On another note, after that fairly disastrous clinic a few weeks ago, I decided I really need to be more fit for this. Part of the reason the clinic was so frustrating for me was that after 30 minutes of sitting trot/canter with no stirrups, I COULDN'T RIDE anymore. I was shot. I was falling into bad habits, leaning on Pandora's neck in two-point. In the second riding session, XC, everything was awful because my horse was tired and I was tired and she was jumping very poorly because neither of us could hold the other up. She was rushing because she wasn't in self-carriage and I couldn't stop her and it just...sucked. (I had also been sick the whole week before, which may have contributed to the whole worn-out thing.)
Under most circumstances I won't work that hard. But it at least got me thinking about rider fitness, and how I really should be more fit. I do need to build up more self-discipline in terms of spending time in two-point and riding without stirrups (ugh, so hard when there's not an instructor making you do it!), but I also need more cardiovascular fitness. So I started running.
It's not that exciting. Twice a week, after I get to campus but before I go to class. Tuesdays I go to the rec center and run on a treadmill, Fridays I run up and down 4 flights of stairs in the building where I work. I figure I'll work up to more - I practically have to, my mom runs all the time and has done half-marathons, so I'm pretty pathetic compared to her - but it's a good start and it's maintainable. Soon I'll throw in some strength training too. I'm making my horse work hard, so I better be fit too!

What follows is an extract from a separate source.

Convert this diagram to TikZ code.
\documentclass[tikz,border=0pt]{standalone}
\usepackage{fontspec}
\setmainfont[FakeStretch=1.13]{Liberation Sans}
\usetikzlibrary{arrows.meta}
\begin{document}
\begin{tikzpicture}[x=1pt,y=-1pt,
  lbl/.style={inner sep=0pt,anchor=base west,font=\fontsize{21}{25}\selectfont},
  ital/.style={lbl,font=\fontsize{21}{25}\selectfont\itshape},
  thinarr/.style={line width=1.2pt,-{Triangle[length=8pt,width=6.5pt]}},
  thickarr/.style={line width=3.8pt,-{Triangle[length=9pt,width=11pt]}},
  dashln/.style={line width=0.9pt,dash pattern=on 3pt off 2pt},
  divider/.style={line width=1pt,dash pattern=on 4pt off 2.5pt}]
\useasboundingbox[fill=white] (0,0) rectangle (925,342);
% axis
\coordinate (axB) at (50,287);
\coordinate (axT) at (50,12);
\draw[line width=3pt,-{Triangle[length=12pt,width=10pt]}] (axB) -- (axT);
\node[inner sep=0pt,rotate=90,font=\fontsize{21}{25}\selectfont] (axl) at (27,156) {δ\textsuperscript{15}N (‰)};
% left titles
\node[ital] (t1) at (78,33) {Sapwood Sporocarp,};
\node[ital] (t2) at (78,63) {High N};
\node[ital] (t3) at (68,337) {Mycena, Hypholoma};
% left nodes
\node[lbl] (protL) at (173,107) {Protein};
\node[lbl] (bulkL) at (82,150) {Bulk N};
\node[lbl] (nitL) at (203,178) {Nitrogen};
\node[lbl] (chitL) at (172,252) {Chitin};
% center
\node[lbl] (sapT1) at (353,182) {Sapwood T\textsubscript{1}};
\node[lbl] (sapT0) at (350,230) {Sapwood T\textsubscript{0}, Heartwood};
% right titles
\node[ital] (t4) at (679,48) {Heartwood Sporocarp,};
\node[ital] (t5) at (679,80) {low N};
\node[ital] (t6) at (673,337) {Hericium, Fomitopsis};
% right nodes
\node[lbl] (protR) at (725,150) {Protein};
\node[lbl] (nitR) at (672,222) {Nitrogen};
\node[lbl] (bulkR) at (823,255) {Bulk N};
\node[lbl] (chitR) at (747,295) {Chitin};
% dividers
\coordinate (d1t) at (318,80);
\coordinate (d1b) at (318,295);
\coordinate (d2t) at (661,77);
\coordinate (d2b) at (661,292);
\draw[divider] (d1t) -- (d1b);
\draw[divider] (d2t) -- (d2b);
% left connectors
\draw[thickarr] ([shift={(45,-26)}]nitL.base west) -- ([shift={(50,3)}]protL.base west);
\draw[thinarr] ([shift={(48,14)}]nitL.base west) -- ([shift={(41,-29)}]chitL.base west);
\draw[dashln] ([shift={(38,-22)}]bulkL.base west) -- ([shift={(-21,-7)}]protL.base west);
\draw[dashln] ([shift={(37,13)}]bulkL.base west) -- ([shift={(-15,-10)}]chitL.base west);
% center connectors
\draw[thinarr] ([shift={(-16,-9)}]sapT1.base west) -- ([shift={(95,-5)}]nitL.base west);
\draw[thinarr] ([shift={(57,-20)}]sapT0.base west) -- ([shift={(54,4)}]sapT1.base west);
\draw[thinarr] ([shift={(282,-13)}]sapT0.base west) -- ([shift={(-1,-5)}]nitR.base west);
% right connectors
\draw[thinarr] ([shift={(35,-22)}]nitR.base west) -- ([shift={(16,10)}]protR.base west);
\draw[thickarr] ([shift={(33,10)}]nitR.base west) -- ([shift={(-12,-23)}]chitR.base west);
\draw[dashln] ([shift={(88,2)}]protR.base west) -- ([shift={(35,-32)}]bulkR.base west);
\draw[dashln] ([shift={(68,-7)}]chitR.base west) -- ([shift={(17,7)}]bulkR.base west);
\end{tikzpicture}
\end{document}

I may take a PE class at school this spring. There's all kinds of cool ones. I'm wavering between Yoga, which is relaxing and a hard workout all at once, and some kind of martial art because how cool is it that I can go to class at school and learn to fight? Neat neat neat.
This has been a bit of a long and rambling post, but ye gods, I don't have any riding things to write about! I've ridden twice since the rating but both times only at the walk because her shoes were pulled and she's touchy at the trot. We've been working hard on lateral work, but nothing I haven't talked about before.
She is seriously looking the best I've ever seen her. Her spine BARELY protrudes from her back any more. Her butt is getting round. She's shiny. I love it. The flake of alfalfa we've added has made a huge difference.
Okay. Off to study some more biochemistry if I can talk myself into it, then bedtime. I am so lame for a college student, bed before 10 on a Saturday (on Halloween Saturday, and also "Ducks Just Beat USC By 27 Points And We're #1 In The Pac Ten" night), but you know me.